Microstructure and fracture toughness of Nb-Si based alloys with Ta and W additions

Abstract

The alloying effects of Ta and W on the phase composition, microstructure and room-temperature fracture toughness of Nb-Si based alloys were investigated. The nominal compositions of Nb-Si based alloys were Nb-15Si-24Ti-4Cr-2Al-2Hf (base alloy, at.%), Nb-15Si-24Ti-4Cr-2Al-2Hf-1Ta (1Ta alloy, at.%) and Nb-15Si-24Ti-4Cr-2Al-2Hf-1W (1W alloy, at.%).
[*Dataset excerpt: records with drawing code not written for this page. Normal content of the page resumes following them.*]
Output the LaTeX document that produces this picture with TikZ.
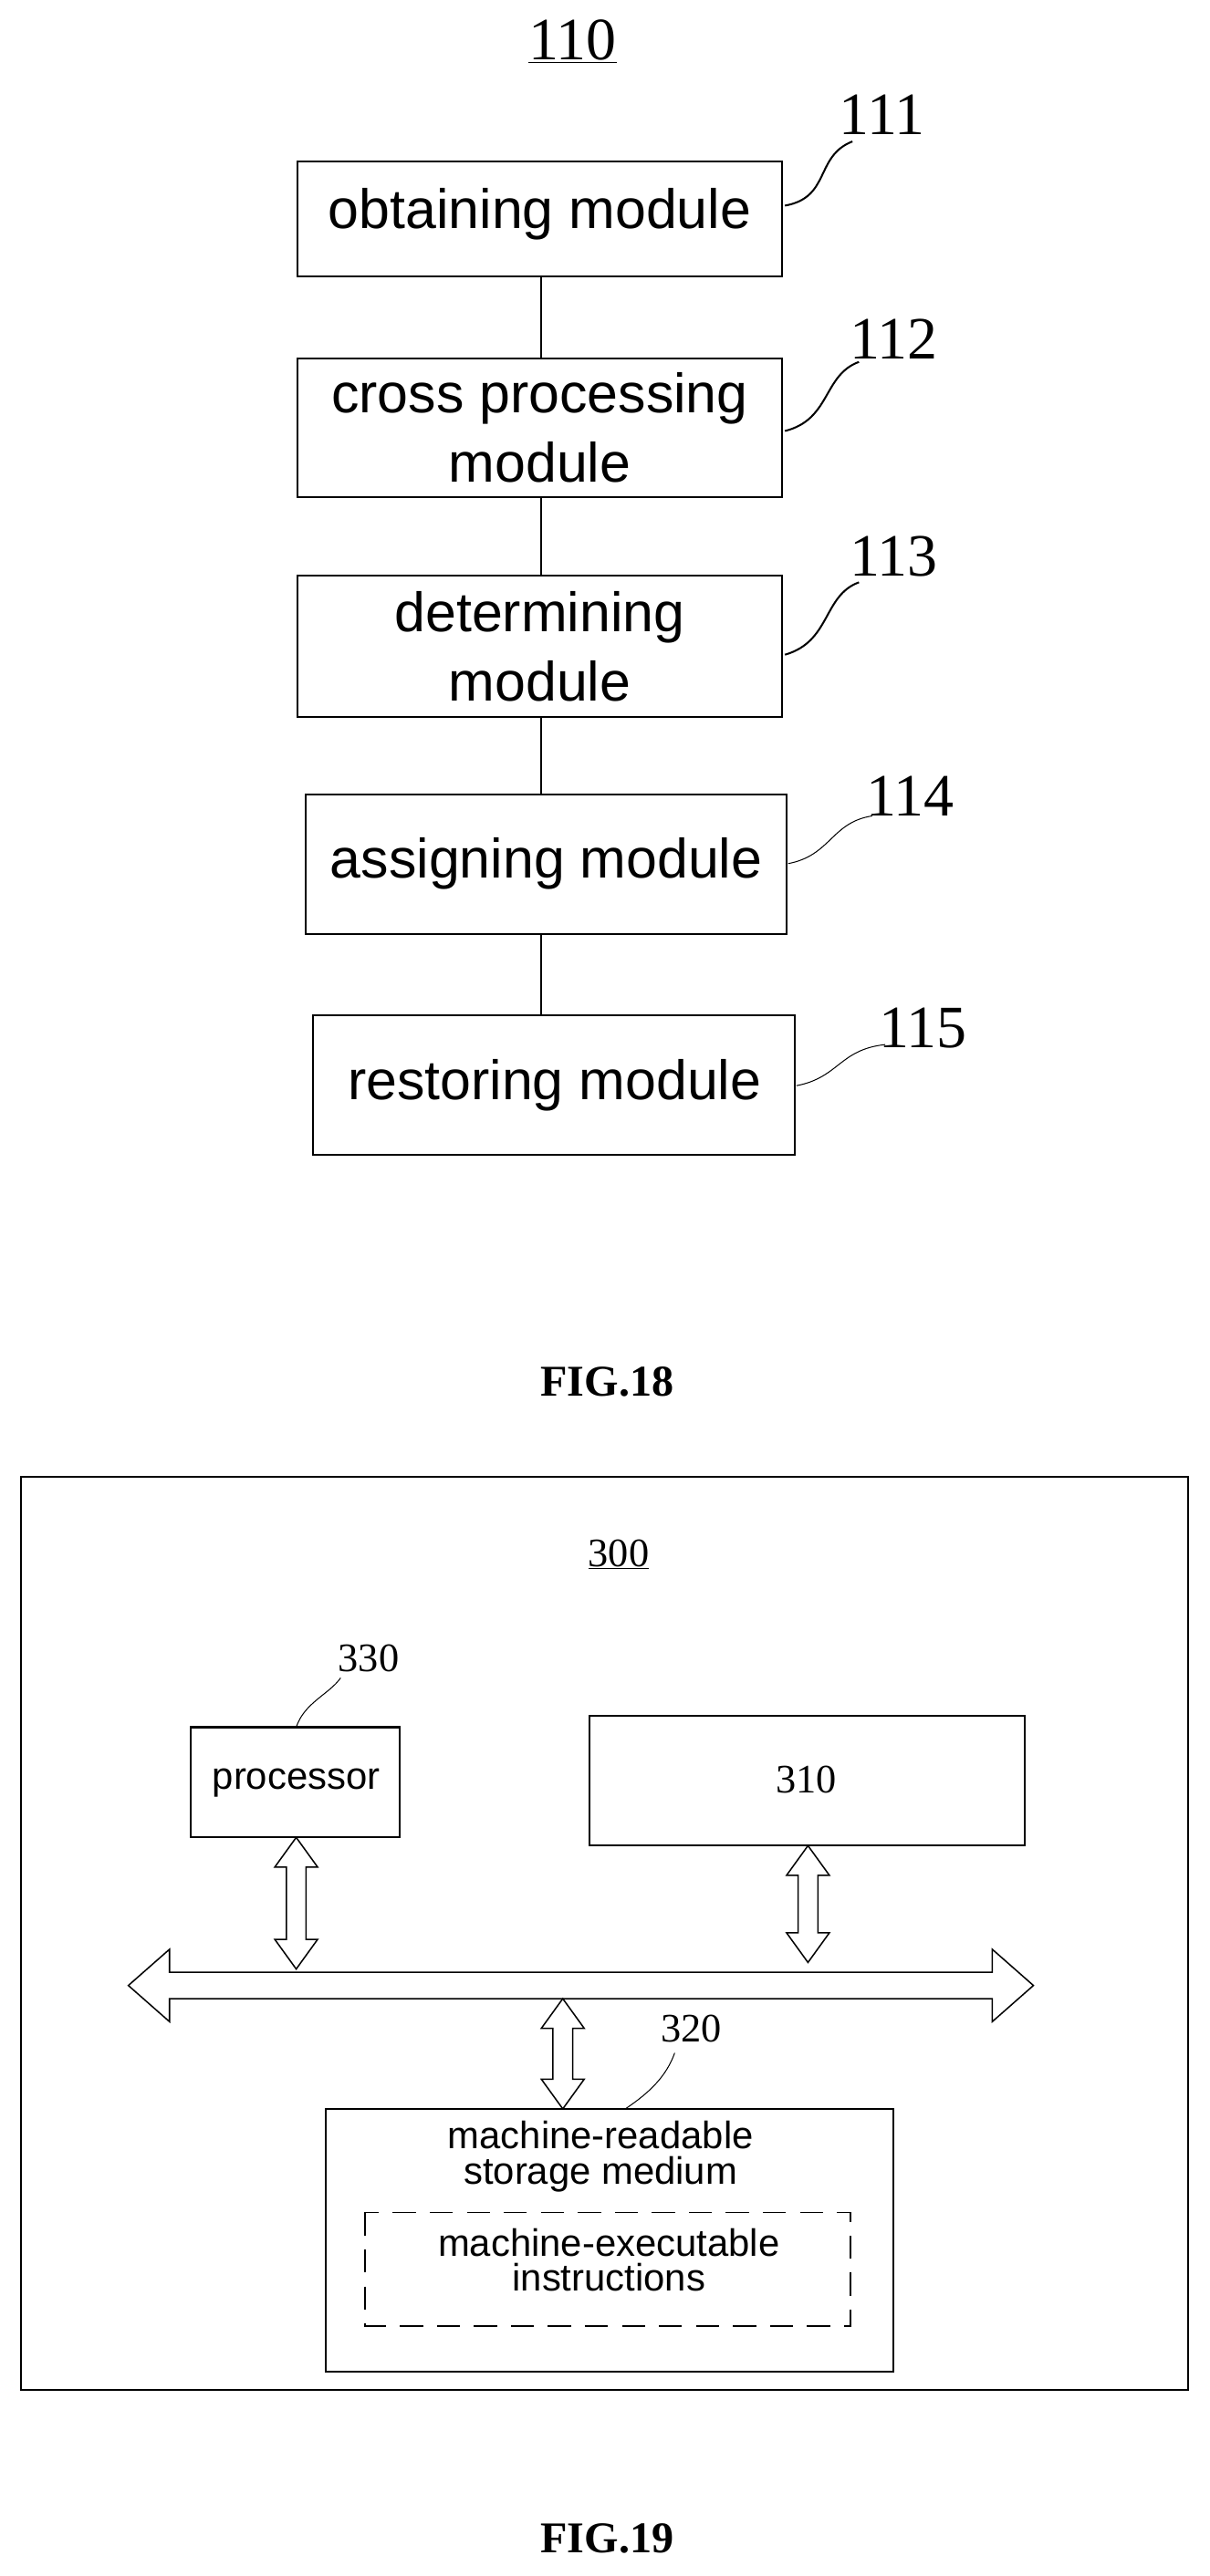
\documentclass[tikz,border=0pt]{standalone}
\usepackage{fontspec}
\setmainfont{Liberation Serif}
\newfontfamily\arl{Liberation Sans}
\begin{document}
\begin{tikzpicture}[x=0.05cm,y=-0.05cm,line width=1.6pt,
 mod/.style={rectangle,align=center,font=\arl\fontsize{48}{60}\selectfont},
 num/.style={font=\fontsize{52}{56}\selectfont},
 fig/.style={font=\bfseries\fontsize{38}{42}\selectfont},
 sm/.style={align=center,font=\arl\fontsize{33}{30}\selectfont},
 snum/.style={font=\fontsize{35}{38}\selectfont}]
\useasboundingbox (0,0) rectangle (735,1566);
\node[num] (t110) at (348,25) {\underline{110}};
\draw (181,98) rectangle (475,168); \node[mod] (m1) at (328,130) {obtaining module};
\draw (181,218) rectangle (475,302); \node[mod] (m2) at (328,260) {cross processing\\module};
\draw (181,350) rectangle (475,436); \node[mod] (m3) at (328,393) {determining\\module};
\draw (186,483) rectangle (478,568); \node[mod] (m4) at (332,525) {assigning module};
\draw (190,617) rectangle (483,702); \node[mod] (m5) at (337,660) {restoring module};
\coordinate (a1) at (329,168); \coordinate (b1) at (329,218);
\coordinate (a2) at (329,302); \coordinate (b2) at (329,350);
\coordinate (a3) at (329,436); \coordinate (b3) at (329,483);
\coordinate (a4) at (329,568); \coordinate (b4) at (329,617);
\draw (a1)--(b1); \draw (a2)--(b2); \draw (a3)--(b3); \draw (a4)--(b4);
\node[num] (l111) at (536,70) {111};
\node[num] (l112) at (543,206) {112};
\node[num] (l113) at (543,338) {113};
\node[num] (l114) at (553,484) {114};
\node[num] (l115) at (561,625) {115};
\draw (477,125) .. controls (505,120) and (495,95) .. (518,86);
\draw (477,262) .. controls (505,255) and (500,228) .. (522,220);
\draw (477,398) .. controls (505,390) and (500,362) .. (522,354);
\draw[line width=0.8pt] (479,525) .. controls (505,520) and (505,500) .. (530,496);
\draw[line width=0.8pt] (484,660) .. controls (510,655) and (510,638) .. (538,635);
\node[fig] (f18) at (369,840) {FIG.18};
% FIG 19
\draw (13,898) rectangle (722,1453);
\node[snum] (t300) at (376,945) {\underline{300}};
\draw (116,1050) rectangle (243,1117); \node[sm] (proc) at (180,1084) {processor};
\draw (358,1043) rectangle (623,1122); \node[snum] (n310) at (490,1082) {310};
\node[snum] (l330) at (224,1008) {330};
\draw[line width=0.8pt] (180,1050) .. controls (185,1035) and (200,1030) .. (207,1020);
\draw[line width=1.2pt] (78,1207)--(103,1185)--(103,1199)--(603,1199)--(603,1185)--(628,1207)--(603,1229)--(603,1215)--(103,1215)--(103,1229)--cycle;
\draw[line width=1.2pt] (180,1117)--(193,1135)--(186,1135)--(186,1179)--(193,1179)--(180,1197)--(167,1179)--(174,1179)--(174,1135)--(167,1135)--cycle;
\draw[line width=1.2pt] (491,1122)--(504,1140)--(497,1140)--(497,1175)--(504,1175)--(491,1193)--(478,1175)--(485,1175)--(485,1140)--(478,1140)--cycle;
\draw[line width=1.2pt] (342,1215)--(355,1233)--(348,1233)--(348,1264)--(355,1264)--(342,1282)--(329,1264)--(336,1264)--(336,1233)--(329,1233)--cycle;
\draw (198,1282) rectangle (543,1442);
\node[sm] (stor) at (365,1311) {machine-readable\\storage medium};
\draw[dash pattern=on 20pt off 12pt,line width=1.4pt] (222,1345) rectangle (517,1414);
\node[sm] (ins) at (370,1374) {machine-executable\\instructions};
\node[snum] (l320) at (420,1233) {320};
\draw[line width=0.8pt] (380,1282) .. controls (395,1272) and (405,1262) .. (410,1248);
\node[fig] (f19) at (369,1543) {FIG.19};
\end{tikzpicture}
\end{document}
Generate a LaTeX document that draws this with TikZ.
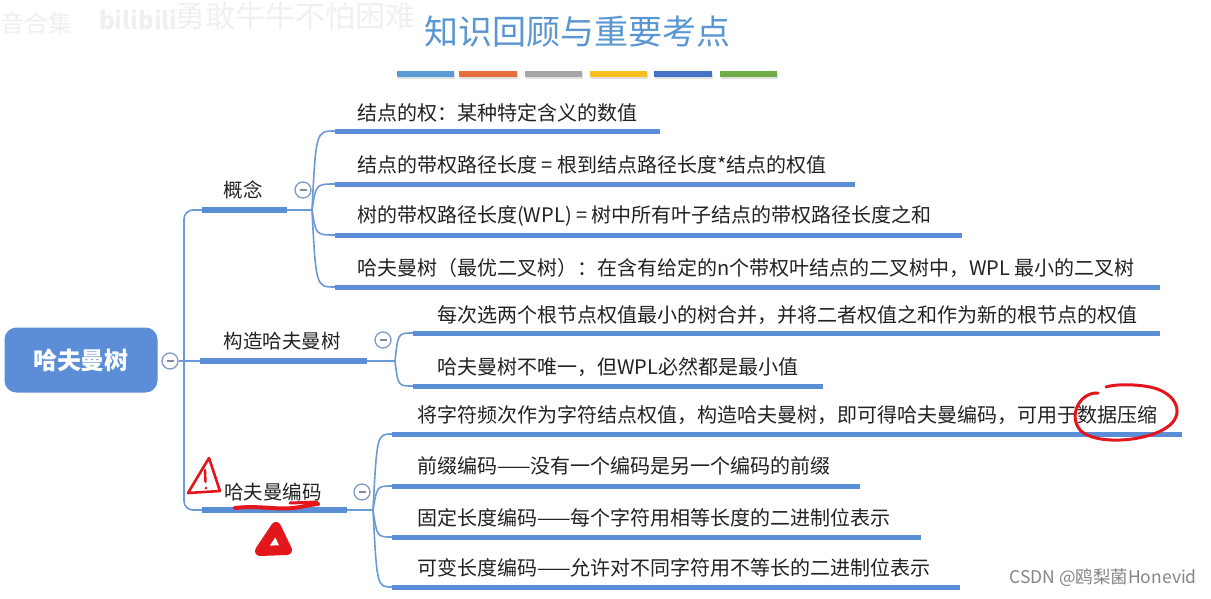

Results showed that the base alloy, 1Ta alloy and 1W alloy were composed of Nb solid solution (Nbss), αNb5Si3 and small volumes of hexagonal γNb5Si3 phases. The elements of Ta and W were primarily partitioned in the Nbss phases. The addition of Ta improved the fracture toughness of the base alloy from 10.2 to 12.2 MPa m1/2, but the addition of W reduced the fracture toughness to 8.2 MPa m1/2. The fracture of Nbss phases in the three alloys exhibited a cleavage fracture mode, and river patterns were created on individual facets, while the Nb5Si3 phases showed a brittle fracture mode with flat and featureless fracture surfaces. Different with base alloy and 1W alloy, 1Ta alloy involved the occurrence of secondary cracking as well as interface decohesion. The toughening mechanisms of Nb-Si based alloys with Ta and W additions were emphasized.